“Some Freak Bills” - Reel News: Yesterday’s News Today

A Puck Illustration showing various caricatures of women on bicycles.

Heaven forfend! Women on bicycles! In bloomers! (Illustration from Puck, June 19, 1895, Library of Congress) (

“A bill was presented to the legislature of one of the eastern states making it a criminal offense for women to wear bloomers for bicycle riding. Some years ago there was a hue and cry because women wore Mother Hubbard dresses on the streets. They could wear Mother Hubbard cloaks or jackets, but not dresses, and there was a great deal of wonderment at the difference.

“A bill forbidding the wearing of corsets was recently killed by the legislature of a western state. Among the absurdly funny bills that have been presented in committees was one to compel young people to marry or pay a fine; also one taxing bachelors. Another provided a pension for old maids the same to accumulate as a dowry. The object of this was to make it an object for some man to marry the young woman on account of the little cash she possessed.

“A crank wanted a bill passed making it a criminal offense for a bald-headed man in the front row of seats in a theater to wear a skull cap, and attempts at legislation on theater hats are too recent to need recalling. Lawmakers have struggled with proposed enactments forbidding hazing and yet students ‘haze’ whenever and wherever they will. Football has come in for some attention in law-making circles. Now it has been to limit the game, and again to compel the members to cut their hair. Some years ago a bill was placed in the hands of a member of congress, making it an offense punishable by fine and imprisonment for a woman to wear her hair shingled. Another crank tried to forbid the wearing of bangs. Shoes with very pointed toes came in for a similar attention, and high heels were not overlooked when this crazy work was in progress.

“A number of bills have been drafted which were evidently suggested by the blue laws. To forbid and punish flirting was the purpose of one effusion, and another sought to restrain young men and maidens from driving after nightfall, probably lest they flirt ‘unbeknownst’ to the Mrs. Grundys and Mr.

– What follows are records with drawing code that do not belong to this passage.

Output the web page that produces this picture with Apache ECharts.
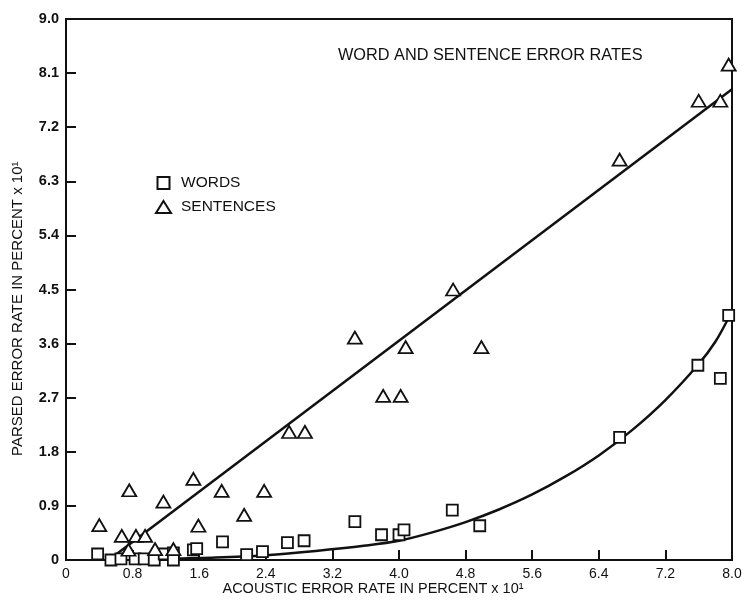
<!DOCTYPE html>
<html>
<head>
<meta charset="utf-8">
<script src="https://cdn.jsdelivr.net/npm/echarts@6/dist/echarts.min.js"></script>
<style>
html,body{margin:0;padding:0;background:#fff;}
#chart{width:746px;height:605px;}
</style>
</head>
<body>
<div id="chart"></div>
<script>
// ---- data ----
const xTickLabels = ['0','0.8','1.6','2.4','3.2','4.0','4.8','5.6','6.4','7.2','8.0'];
const yTickLabels = ['0','0.9','1.8','2.7','3.6','4.5','5.4','6.3','7.2','8.1','9.0'];

const wordsX = [0.38,0.54,0.66,0.83,0.94,1.06,1.18,1.29,1.29,1.53,1.57,1.88,2.17,2.36,2.66,2.86,3.47,3.79,4.00,4.06,4.64,4.97,6.65,7.59,7.86,7.96];
const wordsY = [0.10,0.00,0.02,0.02,0.02,0.00,0.10,0.12,0.00,0.17,0.19,0.30,0.09,0.14,0.29,0.32,0.64,0.42,0.42,0.50,0.83,0.57,2.04,3.24,3.02,4.07];

const sentX = [0.40,0.67,0.76,0.84,0.95,0.75,1.07,1.17,1.29,1.53,1.59,1.87,2.14,2.38,2.68,2.87,3.47,4.08,4.99,4.65,3.81,4.02,6.65,7.60,7.86,7.96];
const sentY = [0.58,0.40,1.16,0.40,0.40,0.17,0.18,0.97,0.18,1.35,0.57,1.15,0.75,1.15,2.13,2.13,3.70,3.54,3.54,4.50,2.73,2.73,6.66,7.64,7.64,8.24];

// fitted curves drawn in the figure
const wordFitX = [1.2,1.8,2.4,3.0,3.6,4.0,4.4,4.8,5.2,5.6,6.0,6.4,6.8,7.2,7.6,7.8,7.96];
const wordFitY = [0.02,0.04,0.08,0.15,0.24,0.32,0.46,0.63,0.84,1.09,1.39,1.74,2.16,2.66,3.26,3.63,4.03];
const sentFitX = [0.6,8.0];
const sentFitY = [0.09,7.83];

const zip = (a,b) => a.map((v,i)=>[v,b[i]]);
const INK = '#111';
const FONT = '"Liberation Sans", Arial, Helvetica, sans-serif';

const chart = echarts.init(document.getElementById('chart'));
chart.setOption({
  backgroundColor:'#fff',
  animation:false,
  textStyle:{fontFamily:FONT,color:INK},
  title:{
    text:'WORD AND SENTENCE ERROR RATES',
    left:333, top:43,
    textStyle:{fontFamily:FONT,fontSize:16.3,fontWeight:'normal',color:INK}
  },
  legend:{
    orient:'vertical', left:150, top:170, itemGap:8,
    itemWidth:15, itemHeight:12, symbolKeepAspect:true,
    textStyle:{fontFamily:FONT,fontSize:15.5,color:INK,padding:[0,0,0,5]},
    data:[{name:'WORDS',icon:'path://M0,0H10V10H0Z'},{name:'SENTENCES',icon:'triangle'}]
  },
  grid:{left:66,right:14,top:19,bottom:45,show:true,borderColor:INK,borderWidth:2,backgroundColor:'transparent'},
  xAxis:{
    type:'value', min:0, max:8, interval:0.8,
    axisLine:{lineStyle:{color:INK,width:2}},
    axisTick:{inside:true,length:10,lineStyle:{color:INK,width:2}},
    splitLine:{show:false},
    axisLabel:{margin:7,fontSize:14,color:INK,fontFamily:FONT,
      formatter:v=>xTickLabels[Math.round(v/0.8)]}
  },
  yAxis:{
    type:'value', min:0, max:9, interval:0.9,
    axisLine:{lineStyle:{color:INK,width:2}},
    axisTick:{inside:true,length:10,lineStyle:{color:INK,width:2}},
    splitLine:{show:false},
    axisLabel:{margin:7,fontSize:14.5,fontWeight:'bold',color:INK,fontFamily:FONT,
      formatter:v=>yTickLabels[Math.round(v/0.9)]}
  },
  graphic:[
    {type:'text',left:'center',x:-19,top:581,
     style:{text:'ACOUSTIC ERROR RATE IN PERCENT x 10¹',fontFamily:FONT,fontSize:14.5,fill:INK}},
    {type:'text',rotation:Math.PI/2,x:10,y:456,
     style:{text:'PARSED ERROR RATE IN PERCENT x 10¹',fontFamily:FONT,fontSize:15,fill:INK}}
  ],
  series:[
    {name:'wordFit',type:'line',data:zip(wordFitX,wordFitY),smooth:0.3,showSymbol:false,
     lineStyle:{color:INK,width:2.5},z:2,silent:true},
    {name:'sentFit',type:'line',data:zip(sentFitX,sentFitY),showSymbol:false,
     lineStyle:{color:INK,width:2.5},z:2,silent:true},
    {name:'WORDS',type:'scatter',symbol:'rect',symbolSize:11,data:zip(wordsX,wordsY),
     itemStyle:{color:'#fff',borderColor:INK,borderWidth:1.8,opacity:1},z:5},
    {name:'SENTENCES',type:'scatter',symbol:'triangle',symbolSize:[14,12],data:zip(sentX,sentY),
     itemStyle:{color:'#fff',borderColor:INK,borderWidth:1.8,opacity:1},z:5}
  ]
});
</script>
</body>
</html>
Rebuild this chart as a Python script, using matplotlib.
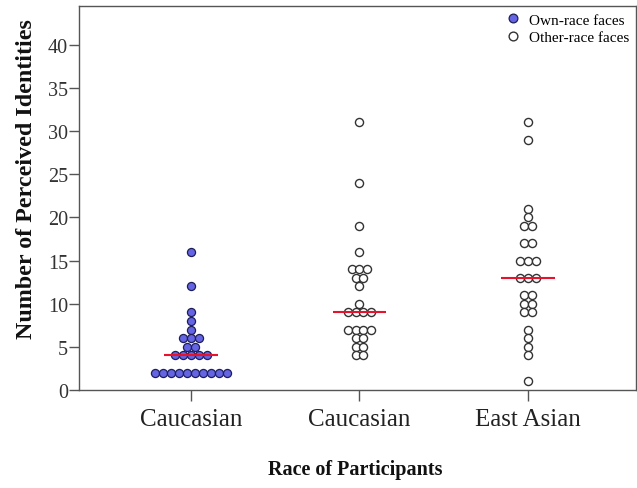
import numpy as np
import matplotlib
matplotlib.use("Agg")
import matplotlib.pyplot as plt
from matplotlib.lines import Line2D

# Data (one value per participant)
categories = ["Caucasian", "Caucasian", "East Asian"]
own_race_caucasian = [16, 12, 9, 8, 7, 6, 6, 6, 5, 5, 4, 4, 4, 4, 4,
                      2, 2, 2, 2, 2, 2, 2, 2, 2, 2]
other_race_caucasian = [31, 24, 19, 16, 14, 14, 14, 13, 13, 12, 10, 9, 9, 9, 9,
                        7, 7, 7, 7, 6, 6, 5, 5, 4, 4]
other_race_eastasian = [31, 29, 21, 20, 19, 19, 17, 17, 15, 15, 15, 13, 13, 13,
                        11, 11, 10, 10, 9, 9, 7, 6, 5, 4, 1]
medians = [4, 9, 13]

plt.rcParams['font.family'] = ['Liberation Serif', 'DejaVu Serif']

fig = plt.figure(figsize=(6.37, 4.89), dpi=100)
ax = fig.add_axes([0.124, 0.2004, 0.874, 0.7853])


def swarm_x(center, values, step=0.047):
    # put equal values side by side, centred on the category
    values = np.asarray(values)
    xs = np.zeros(len(values), dtype=float)
    for v in np.unique(values):
        idx = np.where(values == v)[0]
        n = len(idx)
        offs = (np.arange(n) - (n - 1) / 2.0) * step
        xs[idx] = center + offs
    return xs


groups = [own_race_caucasian, other_race_caucasian, other_race_eastasian]
for i, vals in enumerate(groups):
    x = swarm_x(i + 1, vals)
    if i == 0:
        ax.scatter(x, vals, s=34, facecolor='#6464e4', edgecolor='#1e1e5a',
                   linewidth=0.9, zorder=3)
    else:
        ax.scatter(x, vals, s=34, facecolor='white', edgecolor='#333333',
                   linewidth=1.0, zorder=3)
    ax.hlines(medians[i], i + 1 - 0.16, i + 1 + 0.16, color='#e8122c',
              linewidth=1.5, zorder=4)

ax.set_xlim(0.335, 3.64)
ax.set_ylim(0, 44.5)
ax.set_yticks(np.arange(0, 45, 5))
ax.set_xticks([1, 2, 3])
ax.set_xticklabels(categories, fontsize=18, color='#222222')
ax.tick_params(axis='y', labelsize=14.5, length=7, width=1, color='#555555',
               labelcolor='#333333', pad=1)
ax.tick_params(axis='x', length=8, width=1, color='#555555', pad=5)
for sp in ax.spines.values():
    sp.set_color('#555555')
    sp.set_linewidth(1.0)

ax.set_ylabel('Number of Perceived Identities', fontsize=17.3, fontweight='bold',
              color='#111111')
ax.yaxis.set_label_coords(-0.076, 0.552)
fig.text(0.557, 0.039, 'Race of Participants', fontsize=14.5,
         fontweight='bold', color='#111111', ha='center', va='center')

handles = [
    Line2D([], [], linestyle='none', marker='o', markersize=6.3,
           markerfacecolor='#6464e4', markeredgecolor='#1e1e5a',
           markeredgewidth=0.9, label='Own-race faces'),
    Line2D([], [], linestyle='none', marker='o', markersize=6.3,
           markerfacecolor='white', markeredgecolor='#333333',
           markeredgewidth=1.0, label='Other-race faces'),
]
ax.legend(handles=handles, loc='upper right', frameon=False, fontsize=11,
          handletextpad=0.5, handlelength=1.0, labelspacing=0.25,
          borderaxespad=0.35, borderpad=0.1)

fig.savefig('out.png', dpi=100)
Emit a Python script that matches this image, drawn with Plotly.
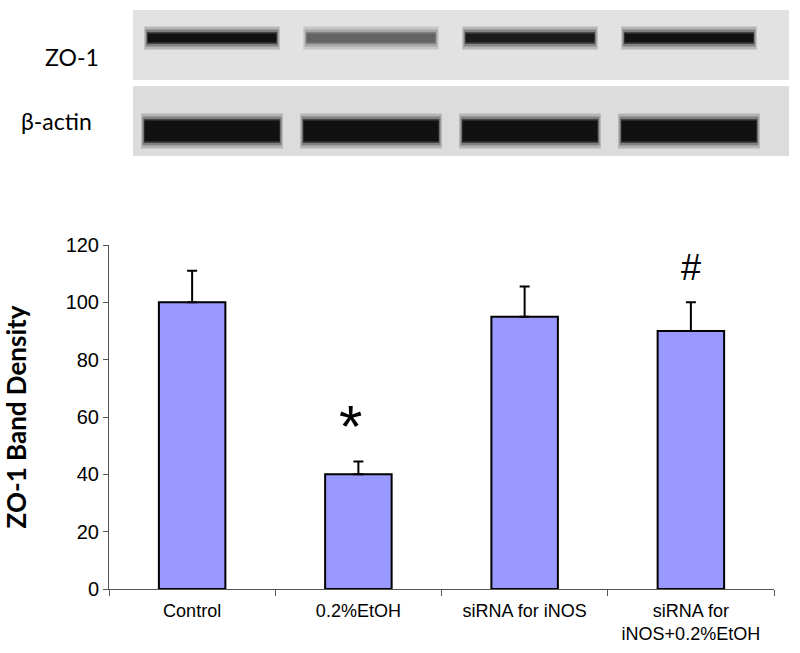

Meddlesomes of their several communities.

“To authorize a committee to select a certain number of marriageable young women and provide marriage portions for them from money raised by taxing rich bachelors was a favorite idea of one happily married resident of a locality where there were a number of rich bachelors and pretty girls who could not, to all appearances, come to matrimonial terms.

Sheet music front cover of Our Darling Bangs Her Hair

O tempora o mores—“Our Darling Bangs Her Hair!” (Sheet music by Otto E. Hennig, 1881, Library of Congress)

A bit of legislation that would have been much commended if it had succeeded was a bill to prevent the sending of flowers to convicted felons. The number of women of unwholesome and mawkish sentiments who make a practice of sending bouquets to men who have murdered their wives has long been an occasion of disgust to sensible people. Beginning with the purest motives, that of offering spiritual consolation to prisoners under sentence of death, the practice of visiting condemned criminals has become, through misuse and a misconception of the proper intent and purpose of such visits, a reproach to the persons who are most nearly concerned, and a shame to the communities where such foolishness is indulged in.”